Я понимала и уважала позицию этого поэта, как понимала и уважала аналогичную позицию других его коллег, позицию, исключающую всякий намек на какой-либо пафос или патетичность. Но в то же время, конечно, в своем докладе совершенно не собиралась подделываться под их тон. Нам нечего стесняться так называемых «высоких слов», как людям, искренне и глубоко полюбившим, нечего стесняться слова «люблю».
Мой доклад тоже был признанием в любви, в трудной, выстраданной любви к России, любви, всю силу которой я осознала до конца в трагическое, грозное время — Великую Отечественную войну.
Может быть, слово «гражданственность» переводится на чужой язык и как «любовь к родине»?
«ЧУВСТВА ДОБРЫЕ Я ЛИРОЙ ПРОБУЖДАЛ…»
В школьные годы я была, так сказать, жрицей чистого искусства. Строки Некрасова: «Поэтом можешь ты не быть, но гражданином быть обязан» — не вызывали у меня никаких особых эмоций.

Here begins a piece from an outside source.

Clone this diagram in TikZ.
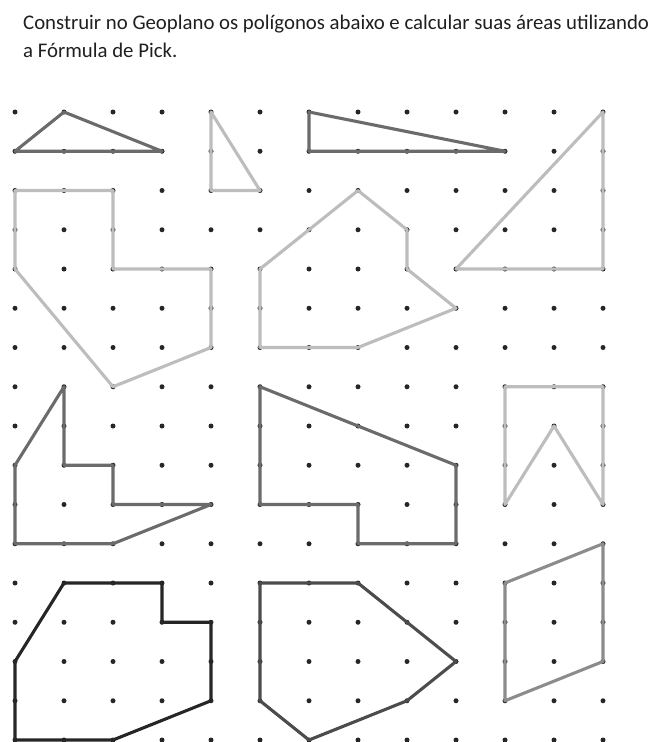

В восьмом классе я ввергла в панику своего учителя литературы, написав вместо традиционного сочинения «За что я люблю Маяковского» отнюдь не традиционное «За что я не люблю Маяковского». А не любила я его именно за яростную гражданственность, за принципиальную тенденциозность, за демонстративное служение обществу.
В этом ученическом опусе я с великолепным ригоризмом и невежеством отрочества «доказывала», что служение обществу, как и всякое служение, уже само по себе исключает якобы возможность свободного творчества и что вообще не может быть понятия «гражданская поэзия», так как термины «гражданская» и «поэзия» — несовместимы.
Может быть, и не стоило бы останавливаться на этих детских грехах, на этой комической школьной теории «чистого искусства», — не так уж она интересна! — если бы мне не хотелось показать на примере своего поколения, как жизнь входит в поэзию, когда поэты входят в жизнь.
Конечно, из стихов начинающих как ветром выдуло все детскую — ковбойскую и цыганскую — «романтику».